Slavery scholar Eugene Genovese provides three explanations. First, economic hardship and famine were common among slave communities in the Caribbean, which often led to social unrest and, ultimately, rebellions.  In contrast, US slaves were relatively better fed than their Caribbean counterparts.

Second, plantations in the South were quite small, which made it difficult for slaves to organize on a large scale. Finally, the fact that the slave population widely outnumbered slaveholders facilitated the emancipation of the British and French colonies in the Caribbean. Yet this wasn’t the case in the South, where slaves accounted for around one third of the population.

Turner’s revolt never posed a threat to the institution of slavery in the Antebellum South. In fact, it never involved more than 80 slaves at its peak. However, the revolt spread panic among the Southern population and three thousand troops were mobilized to suppress the insurrection. What was the real impact of Turner’s uprising?

It is now widely accepted by slavery scholars that Turner’s revolt led to a change in the proslavery argument in the 1830s and thereafter.
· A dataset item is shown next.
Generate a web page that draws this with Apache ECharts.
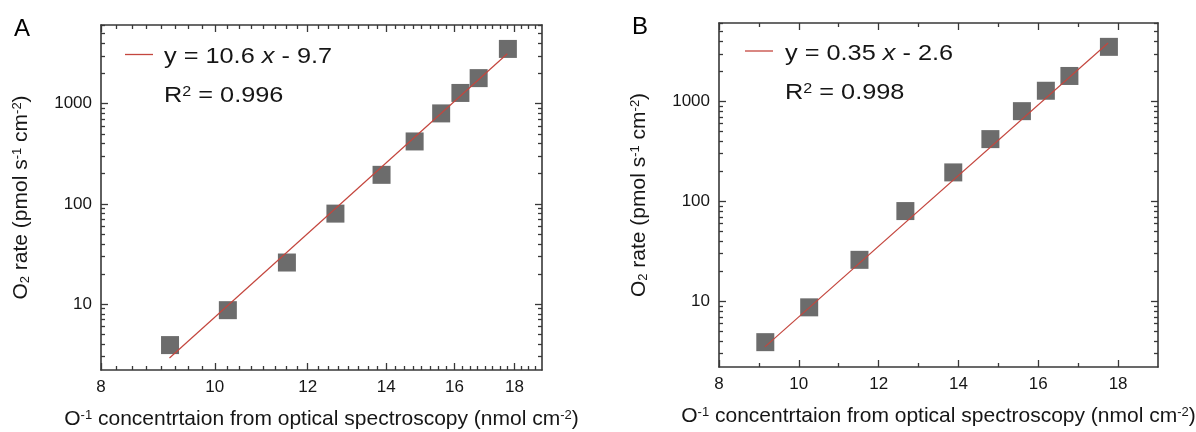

The institution of slavery went from being considered an “evil in the abstract” to becoming a “positive good” that needed to be defended at all costs.

For instance, Thomas R. Dew, a professor of Political Economy at William and Mary College in Virginia, published in 1832 an analysis of the debate on the abolition of slavery that took place in the Virginia Legislature in the aftermath of Turner’s rebellion where he argued against emancipation on the grounds that it would cause “a greater injury to both masters and slaves.”

Similarly, George Fitzhugh, a nineteenth-century social theorist, pointed out that slavery was essential to protect “the weakest members of a society” that would otherwise find themselves defenseless in a capitalist society based on free labor.

Turner’s revolt occupies a prominent position in the history of slavery in nineteenth-century America. Even though Nat Turner never represented a threat to the South’s status quo, the revolt he led marked a turning point insofar as it helped shape the new proslavery arguments that emerged in the decades before the onset of the American Civil War.